Should I hire a CMO or a VP Marketing if I’m PE-backed?
PE-backed companies almost always benefit from a CMO (full-time or fractional). PE investors want a senior marketing leader who understands value creation, unit economics, and cross-portfolio strategy. A VP of Marketing reports to too many layers. A CMO (or fractional CMO) reports to the CEO and sits in operating partner meetings. That’s what PE wants.
Can one person do both jobs?
A very strong, experienced person can do CMO-level strategy and VP-level team management if the company is $10M-$25M in revenue and the team is small. But as soon as you have more than a couple people reporting to them, it splits.

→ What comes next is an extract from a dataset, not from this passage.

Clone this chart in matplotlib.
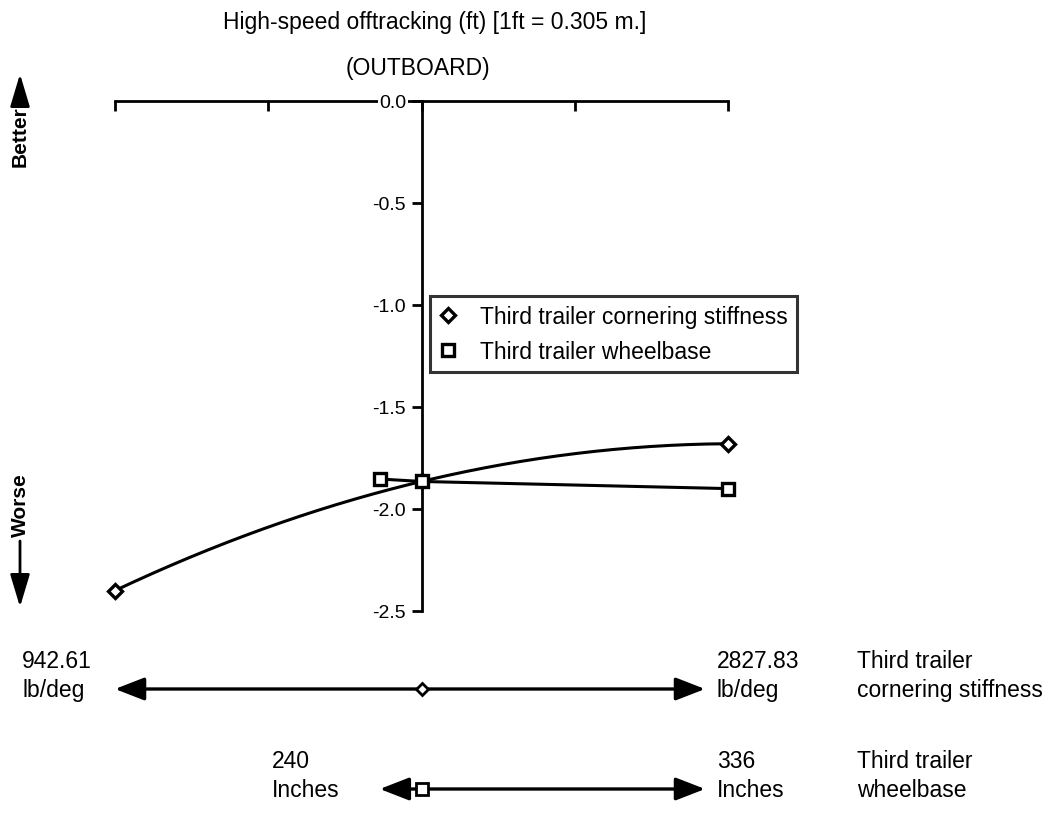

You need to choose: strategy or execution. (Or hire separately: fractional CMO plus VP/manager.)
What if I can’t afford a full-time CMO but I need one?
Then a fractional CMO is the answer. You get the strategy, the business alignment, and the senior leadership for a fraction of the cost. You pair it with execution resources (manager, agency, freelancers). Best solution for most growth-stage companies.
The Bottom Line
CMO and VP of Marketing are not just different seniority levels of the same job. They’re different jobs entirely.
A CMO is a strategist and business executive. A VP of Marketing is an operator and people manager. Both are valuable. You need to know which one you actually need — or whether a fractional CMO would work better.
Most growth-stage companies get this wrong and overpay for the wrong role. If you’re under $50M in revenue and you’re not PE-backed, there’s a very good chance that a fractional CMO (10-20 hours per week at $5K-$15K per month) would solve your problem better than either full-time option.
The decision should be based on what’s actually broken, what you’re actually paying, and how much senior marketing leadership you genuinely need. Not on what title sounds impressive. And whoever you hire—CMO, VP, or fractional—should focus on building sustainable marketing infrastructure rather than just running campaigns.